Thursday, March 28, 2013

Bourgeois Deconstructionists

At First Thoughts, R.R. Reno, editor of First Things journal, gives a well-reasoned and articulate critique of  Ted Olson's concept of a "fundamental right to marriage." Towards the end of the post, Mr. Reno concedes that a less-often argued "conservative" argument, while nevertheless wrong, exists for legally recognizing monogamous-homosexual-relationships as marriages:

"It’s possible, I think, to affirm same-sex marriage in terms of what marriage is: domestic partnership, the context for disciplining our sexual desires to serve the higher end of a permansent bond, monogamy as an intrinsic good.
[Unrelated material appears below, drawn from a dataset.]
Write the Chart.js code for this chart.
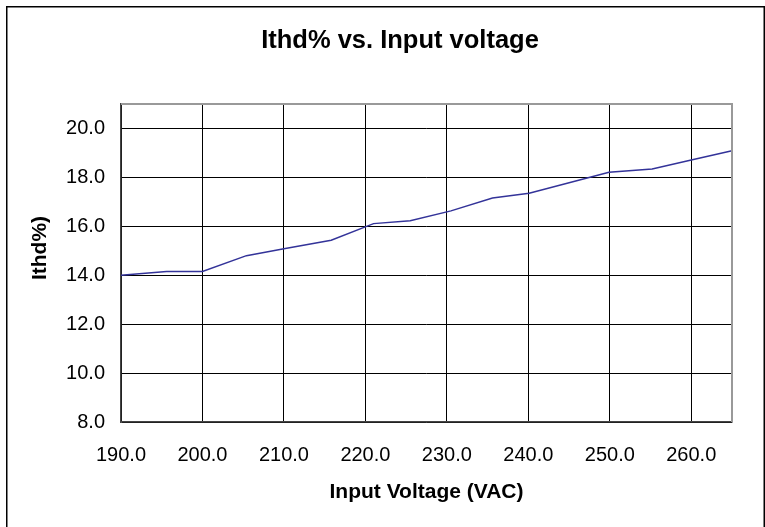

That’s a truncated version of the traditional view, but it’s a view."

While I agree that this is the strongest case for re-defining marriage, the argument is nevertheless ontologically contradictory and unreasonable. 

One cannot reasonably argue for marital “revisions” or re-definitions “in terms of what marriage is” because it is inherently, ontologically, impossible to re-define marriage "in terms of what marriage is." 


 If we change one or two terms of marriage, we ontologically change what marriage is.  Any re-definition of marriage must inherently, ontologically, deconstruct the “terms of what marriage is”—terms that uniquely correspond to the language engrained in the conjugal-procreative-union of one man and one woman as such.

While not every husband and wife become parents, the generation of future citizens depends on the procreative potential uniquely embedded in the marital-conjugal-act between man and woman as such.   

Other permanent relationships, sexual or non-sexual, may benefit the common good in some sense, but only marriage, as given between one man and one woman, holds such direct consequences for the continuance of society.  The mere fact of sexual-involvement among adults in a “straight” relationship doesn’t naturally carry a necessity to legally enshrine such relationships—it is arbitrary to offer such legal-bondage to sexually-involved adults, in non-abusive sexual relations, and to exclude ones in non-abusive committed non-sexual relationships.  Laws against sexual-abuse are necessary in any context—it is unclear why that creates a pretext to legally-enshrine non-abusive homosexual relationships as marriages. 

Marriage, on the other hand, uniquely carries the potential of something greater than the man and woman--the potential of another life, a new human being wholly dependent on her parents.  In our age of "freedom-of-indifference" in which the human person's natural dependence is an unfashionable concept, we cannot afford to leave marriage, and consequently the procreation and well-being of future generations, to the subjective whims of bourgeois adults.